En 1983, Alfonsín asumía con el compromiso de (además de reestablecer el orden constitucional y fortalecer las instituciones democráticas) erradicar los vicios corruptos que los militares nos habían legado a través de miles de negociados con fines de fuga (la estatización de deuda de grandes empresarios, por ejemplo, como Macri y otros).
En el 89 Menem prometería terminar con la corrupción que se había enquistado en las empresas estatales durante el alfonsinismo.

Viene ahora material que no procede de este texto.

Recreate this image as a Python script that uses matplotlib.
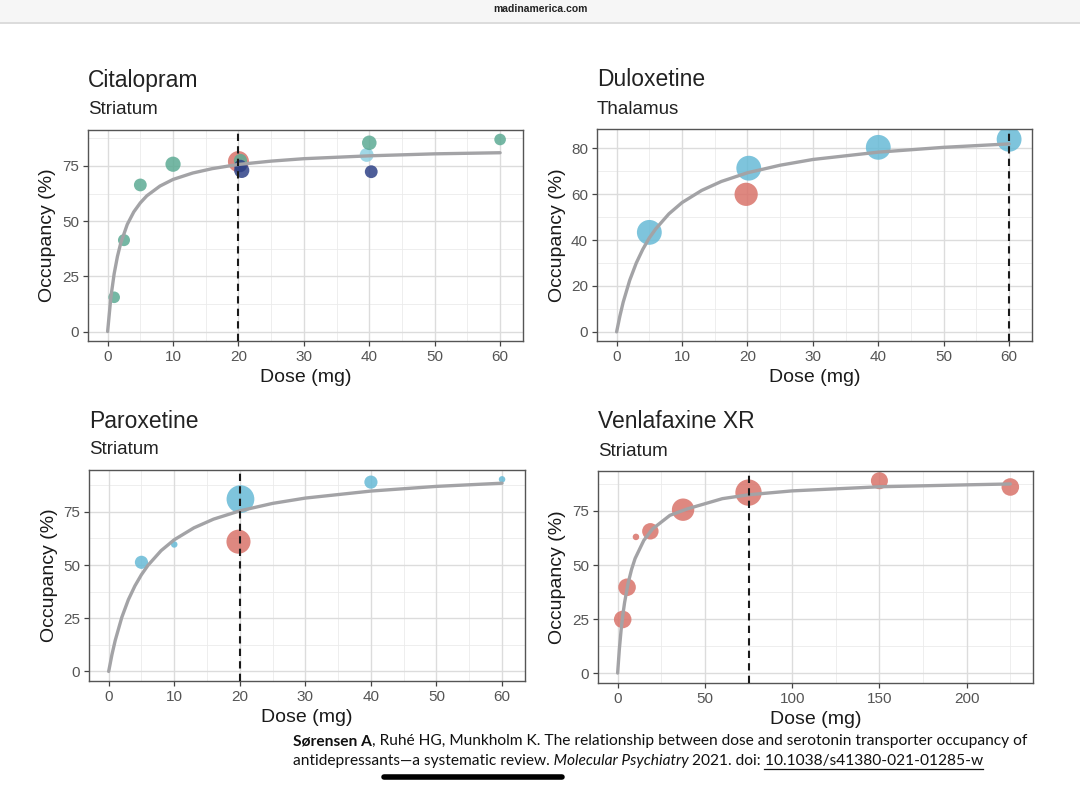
import matplotlib
matplotlib.use('Agg')
import matplotlib.pyplot as plt
from matplotlib.lines import Line2D
from matplotlib.patches import Rectangle

W, H = 1080, 788

# ---- data ----
# citalopram, striatum
cit_dose = [1, 2.5, 5, 10, 20, 20.3, 20.5, 20.3, 39.6, 40, 40.3, 60]
cit_occ = [15.5, 41.4, 66.4, 75.8, 77, 77.5, 73, 75, 80, 85.5, 72.4, 87]
cit_size = [70, 75, 85, 120, 230, 90, 120, 80, 100, 110, 85, 70]
cit_col = ['teal', 'teal', 'teal', 'teal', 'red', 'teal', 'navy', 'navy',
           'cyan', 'teal', 'navy', 'teal']
cit_fit_dose = [0, 0.5, 1, 1.5, 2, 3, 4, 5, 6, 8, 10, 13, 16, 20, 25, 30, 40, 50, 60]
cit_fit_occ = [0, 15.6, 26.2, 34, 40, 48.5, 54.2, 58.3, 61.5, 65.9, 68.9, 71.8,
               73.8, 75.7, 77.2, 78.3, 79.6, 80.5, 81]

# duloxetine, thalamus
dul_dose = [5, 20.2, 19.8, 40, 60]
dul_occ = [43.4, 71.4, 60, 80.5, 84]
dul_size = [320, 320, 280, 320, 320]
dul_col = ['blue', 'blue', 'red', 'blue', 'blue']
dul_fit_dose = [0, 0.5, 1, 2, 3, 4, 5, 6, 8, 10, 13, 16, 20, 25, 30, 40, 50, 60]
dul_fit_occ = [0, 6.9, 12.9, 22.5, 30, 36, 41, 45, 51.5, 56.4, 61.7, 65.6, 69.4,
               72.7, 75.2, 78.4, 80.5, 82]

# paroxetine, striatum
par_dose = [5, 10, 20.1, 19.8, 40, 60]
par_occ = [51.3, 59.7, 81, 61, 89, 90.3]
par_size = [90, 22, 400, 300, 90, 22]
par_col = ['blue', 'blue', 'blue', 'red', 'blue', 'blue']
par_fit_dose = [0, 0.5, 1, 2, 3, 4, 5, 6, 8, 10, 13, 16, 20, 25, 30, 40, 50, 60]
par_fit_occ = [0, 7.9, 14.6, 25.4, 33.7, 40.2, 45.5, 49.9, 56.8, 61.9, 67.5, 71.6,
               75.5, 79, 81.5, 84.8, 87, 88.5]

# venlafaxine XR, striatum
ven_dose = [2.9, 5.4, 10.5, 18.75, 37.5, 75, 150, 225]
ven_occ = [24.8, 39.7, 63, 65.6, 75.6, 83.5, 89, 86.1]
ven_size = [160, 160, 22, 140, 260, 360, 150, 160]
ven_col = ['red'] * 8
ven_fit_dose = [0, 1, 2, 3, 4, 6, 8, 10, 15, 20, 30, 40, 60, 75, 100, 150, 200, 225]
ven_fit_occ = [0, 11.2, 20, 27, 32.7, 41.6, 48, 53, 61.4, 66.7, 73, 76, 80.7,
               82.5, 84.3, 86.2, 87.1, 87.5]

palette = {'teal': '#5dab94', 'red': '#d9736a', 'navy': '#2f4287',
           'cyan': '#8fd1e2', 'blue': '#67bad6'}

plt.rcParams['font.family'] = ['Liberation Sans', 'DejaVu Sans']

fig = plt.figure(figsize=(W / 100, H / 100), dpi=100)
fig.patch.set_facecolor('white')


def fx(px):
    return px / W


def fy(py):
    return 1 - py / H


def make_panel(box, dose, occ, size, col, fdose, focc, refdose,
               xlim, ylim, xmaj, xmin, ymaj, ymin, title, sub):
    l, t, r, b = box
    ax = fig.add_axes([fx(l), fy(b), fx(r - l), (b - t) / H])
    ax.set_xlim(*xlim)
    ax.set_ylim(*ylim)
    for v in xmin:
        ax.axvline(v, color='#ebebeb', lw=0.6, zorder=0)
    for v in ymin:
        ax.axhline(v, color='#ebebeb', lw=0.6, zorder=0)
    for v in xmaj:
        ax.axvline(v, color='#dcdcdc', lw=1.0, zorder=0)
    for v in ymaj:
        ax.axhline(v, color='#dcdcdc', lw=1.0, zorder=0)
    ax.scatter(dose, occ, s=size, c=[palette[c] for c in col], alpha=0.85,
               edgecolors='none', zorder=2)
    ax.plot(fdose, focc, color='#a3a3a6', lw=2.4, solid_capstyle='round',
            solid_joinstyle='round', zorder=3)
    ax.axvline(refdose, color='#1a1a1a', lw=1.5, ls=(0, (3.5, 2.5)), zorder=4)
    ax.set_xticks(xmaj)
    ax.set_yticks(ymaj)
    ax.tick_params(length=3.5, width=0.9, color='#444444', labelsize=11,
                   labelcolor='#555555', pad=3)
    for sp in ax.spines.values():
        sp.set_color('#555555')
        sp.set_linewidth(1.0)
    fig.text(fx(l), fy(t - 49), title, fontsize=16.5, color='#222222',
             ha='left', va='center')
    fig.text(fx(l), fy(t - 20), sub, fontsize=13.5, color='#222222',
             ha='left', va='center')
    fig.text(fx((l + r) / 2), fy(b + 37), 'Dose (mg)', fontsize=14,
             color='#1a1a1a', ha='center', va='center')
    fig.text(fx(l - 40), fy((t + b) / 2), 'Occupancy (%)', fontsize=14,
             color='#1a1a1a', ha='center', va='center', rotation=90)
    return ax


make_panel((88, 130, 523, 341), cit_dose, cit_occ, cit_size, cit_col,
           cit_fit_dose, cit_fit_occ, 20, (-3, 63.5), (-4.3, 91.3),
           [0, 10, 20, 30, 40, 50, 60], [5, 15, 25, 35, 45, 55],
           [0, 25, 50, 75], [12.5, 37.5, 62.5, 87.5], 'Citalopram', 'Striatum')
make_panel((597, 129, 1032, 341), dul_dose, dul_occ, dul_size, dul_col,
           dul_fit_dose, dul_fit_occ, 60, (-3, 63.5), (-4, 88.5),
           [0, 10, 20, 30, 40, 50, 60], [5, 15, 25, 35, 45, 55],
           [0, 20, 40, 60, 80], [10, 30, 50, 70], 'Duloxetine', 'Thalamus')
make_panel((89, 470, 525, 681), par_dose, par_occ, par_size, par_col,
           par_fit_dose, par_fit_occ, 20, (-3, 63.5), (-4.5, 94.7),
           [0, 10, 20, 30, 40, 50, 60], [5, 15, 25, 35, 45, 55],
           [0, 25, 50, 75], [12.5, 37.5, 62.5, 87.5], 'Paroxetine', 'Striatum')
make_panel((598, 471, 1033, 683), ven_dose, ven_occ, ven_size, ven_col,
           ven_fit_dose, ven_fit_occ, 75, (-11.25, 238), (-4.6, 93.5),
           [0, 50, 100, 150, 200], [25, 75, 125, 175, 225],
           [0, 25, 50, 75], [12.5, 37.5, 62.5, 87.5], 'Venlafaxine XR', 'Striatum')

# browser header
fig.patches.append(Rectangle((0, fy(22)), 1, 22 / H, transform=fig.transFigure,
                             facecolor='#f6f6f6', edgecolor='none', zorder=0))
fig.lines.append(Line2D([0, 1], [fy(23), fy(23)], transform=fig.transFigure,
                        color='#d6d6d6', lw=1.2))
fig.text(0.5, fy(9), 'madinamerica.com', fontsize=7.5, fontweight='bold',
         color='#222222', ha='center', va='center')

# citation, built from styled runs
renderer = fig.canvas.get_renderer()


def put_runs(x_px, y_px, runs, size=11.15):
    x = x_px
    for txt, kw in runs:
        t = fig.text(fx(x), fy(y_px), txt, fontsize=size, ha='left', va='center',
                     color='#111111', family=['Lato', 'DejaVu Sans'],
                     **{k: v for k, v in kw.items() if k != 'underline'})
        bb = t.get_window_extent(renderer)
        if kw.get('underline'):
            fig.lines.append(Line2D([fx(x + 3), fx(x + bb.width)],
                                    [fy(y_px + 8), fy(y_px + 8)],
                                    transform=fig.transFigure, color='#111111', lw=0.9))
        x += bb.width


put_runs(293, 741, [('Sørensen A', {'fontweight': 'bold'}),
                    (', Ruhé HG, Munkholm K. The relationship between dose and '
                     'serotonin transporter occupancy of', {})])
put_runs(293, 761, [('antidepressants—a systematic review.', {}),
                    (' Molecular Psychiatry', {'fontstyle': 'italic'}),
                    (' 2021. doi:', {}),
                    (' 10.1038/s41380-021-01285-w', {'underline': True})])

# phone home indicator
fig.lines.append(Line2D([fx(384), fx(562)], [fy(777), fy(777)],
                        transform=fig.transFigure, color='black', lw=4,
                        solid_capstyle='round'))

fig.savefig('out.png', dpi=100)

Aunque finalmente apenas las privatizó.
10 años, después, en el 99, De La Rúa nos proponía la austeridad, para darle fin a la fiesta de la corrupción menemista.
En 2003, Kirchner nos compartía el sueño de, entre muchas otras cosas, desinfectar todos los ámbitos de la vida pública nacional: "donde tocás, brota pus".
En 2015, Macri nos propuso terminar con el festival de corrupción y la impunidad de los que se afanaron un PBI.
Quienes lo sucedan, obligatoriamente, asumirán la tarea de revertir el saqueo masivo que habrá llevado a cabo el gobierno empresarial.
A dos años de la última promesa anti-corrupción recibida, podemos anunciar que el gobierno fracasó.
No los culpo: estaban básicamente condenados a fracasar en esta fútil tarea del honestismo cíclico.
Pero, además, era ilógico creer que empresarios garcas, que se hicieron millonarios siguiendo un patrón de conducta bastante regular, iban a cambiar la forma de proceder cuando asumieran en el estado.
Hicieron (y siguen haciendo) lo que se podía esperar de ellos: cada decisión que toman es para facilitar un negocio millonario a algún familiar, amigo o incluso una empresa propia.
Sin embargo el colmo, lo que decreta el final de la travesía imaginaria del eterno retorno honestista, es el caso de este señor Díaz Gilligan, que ante la aparición de una cuenta con un millón de euros, en Andorra, sin declarar, no tuvo mejor forma de defenderse que decir que en realidad él es testaferro de un señor que comete delitos económicos y que por eso no podía abrir una cuenta.
Y esto pasa así porque toda su idea del mundo, todo su imaginario está construido sobre la ética del garca, que ni siquiera conoce del todo las leyes, porque le chupan un huevo. Herencia genética, de ser parte de una clase privilegiada, que mandó a escribir el Código penal para que lo respeten las clases subalternas solamente.
Que se sienten excluidos de facto del moralismo que promulgan hacia los demás. Psicópatas sociales, herederos de la bipolaridad socioeconómica, son absolutamente inconscientes de que lo que hacen no es coherente con lo que promueven.